====== STORED DATA

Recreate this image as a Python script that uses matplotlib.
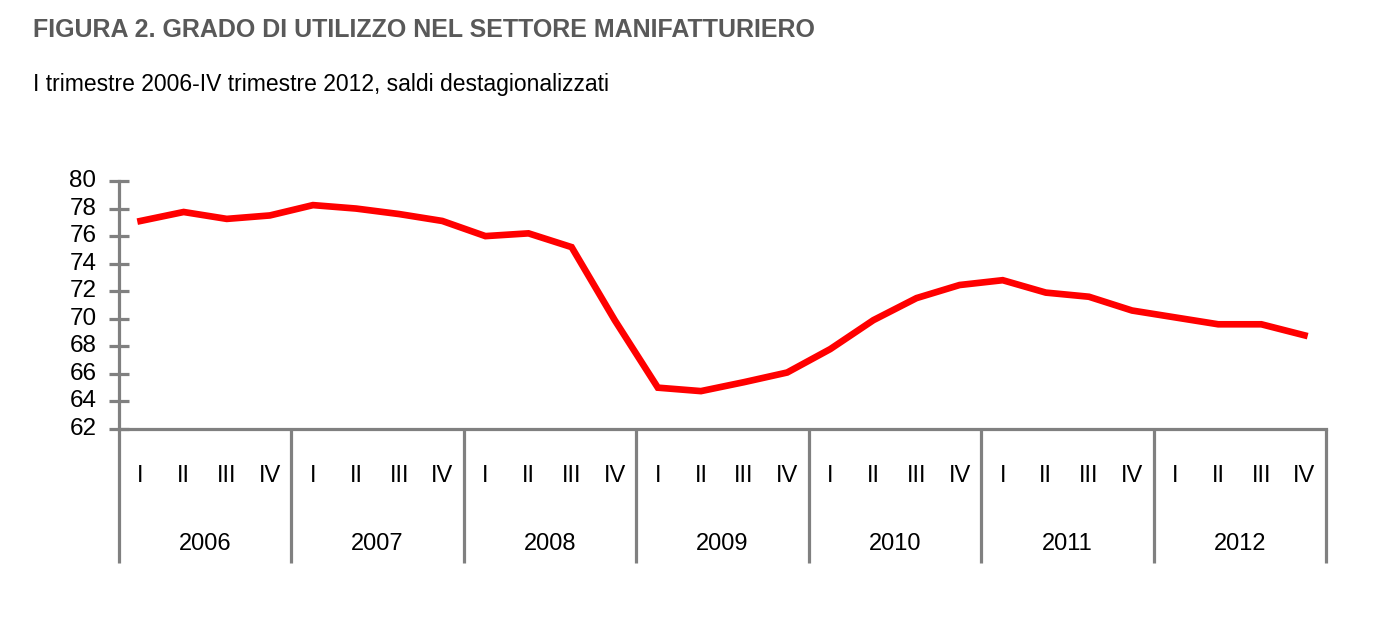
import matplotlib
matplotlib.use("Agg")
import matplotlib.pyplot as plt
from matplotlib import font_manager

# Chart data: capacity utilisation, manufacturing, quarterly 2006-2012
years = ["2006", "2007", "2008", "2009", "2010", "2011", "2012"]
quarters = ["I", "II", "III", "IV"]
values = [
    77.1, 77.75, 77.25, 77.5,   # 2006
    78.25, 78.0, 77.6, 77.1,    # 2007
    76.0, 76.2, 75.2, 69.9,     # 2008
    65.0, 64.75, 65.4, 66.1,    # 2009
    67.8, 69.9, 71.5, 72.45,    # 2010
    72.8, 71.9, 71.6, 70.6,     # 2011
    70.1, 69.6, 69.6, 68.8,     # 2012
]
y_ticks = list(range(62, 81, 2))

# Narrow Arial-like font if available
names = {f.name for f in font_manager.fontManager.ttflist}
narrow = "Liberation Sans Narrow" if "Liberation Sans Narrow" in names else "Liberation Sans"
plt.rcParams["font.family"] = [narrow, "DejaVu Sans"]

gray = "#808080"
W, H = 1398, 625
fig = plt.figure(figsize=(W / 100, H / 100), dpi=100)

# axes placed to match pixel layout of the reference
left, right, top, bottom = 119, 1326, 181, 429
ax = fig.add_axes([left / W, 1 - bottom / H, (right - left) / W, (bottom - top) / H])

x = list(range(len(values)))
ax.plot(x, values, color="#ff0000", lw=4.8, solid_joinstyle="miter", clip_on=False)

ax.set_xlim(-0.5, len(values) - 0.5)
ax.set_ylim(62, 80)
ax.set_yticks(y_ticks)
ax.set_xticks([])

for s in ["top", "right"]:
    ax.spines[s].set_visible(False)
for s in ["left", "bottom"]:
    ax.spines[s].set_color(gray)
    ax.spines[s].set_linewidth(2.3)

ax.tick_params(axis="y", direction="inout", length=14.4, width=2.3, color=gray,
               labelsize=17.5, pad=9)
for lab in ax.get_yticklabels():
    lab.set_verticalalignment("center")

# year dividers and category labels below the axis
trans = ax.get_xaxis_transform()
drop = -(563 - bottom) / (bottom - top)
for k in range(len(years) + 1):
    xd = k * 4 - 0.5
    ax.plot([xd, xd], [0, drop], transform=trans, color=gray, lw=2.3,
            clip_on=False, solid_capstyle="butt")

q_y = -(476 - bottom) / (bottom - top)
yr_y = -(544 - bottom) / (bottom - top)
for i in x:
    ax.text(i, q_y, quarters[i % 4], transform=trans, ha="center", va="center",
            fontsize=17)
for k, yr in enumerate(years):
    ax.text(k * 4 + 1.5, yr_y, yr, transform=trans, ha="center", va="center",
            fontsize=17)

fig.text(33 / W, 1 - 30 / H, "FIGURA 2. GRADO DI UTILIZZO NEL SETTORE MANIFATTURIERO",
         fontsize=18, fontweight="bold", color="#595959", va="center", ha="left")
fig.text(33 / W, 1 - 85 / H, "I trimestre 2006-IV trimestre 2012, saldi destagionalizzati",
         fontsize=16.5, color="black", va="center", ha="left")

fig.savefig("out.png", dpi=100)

============

Pull out the lines above in which the word "matplotlib" appears.

- **ANSWER IN FULL**
Recreate this image as a Python script that uses matplotlib.
import matplotlib
matplotlib.use("Agg")
import matplotlib.pyplot as plt
from matplotlib import font_manager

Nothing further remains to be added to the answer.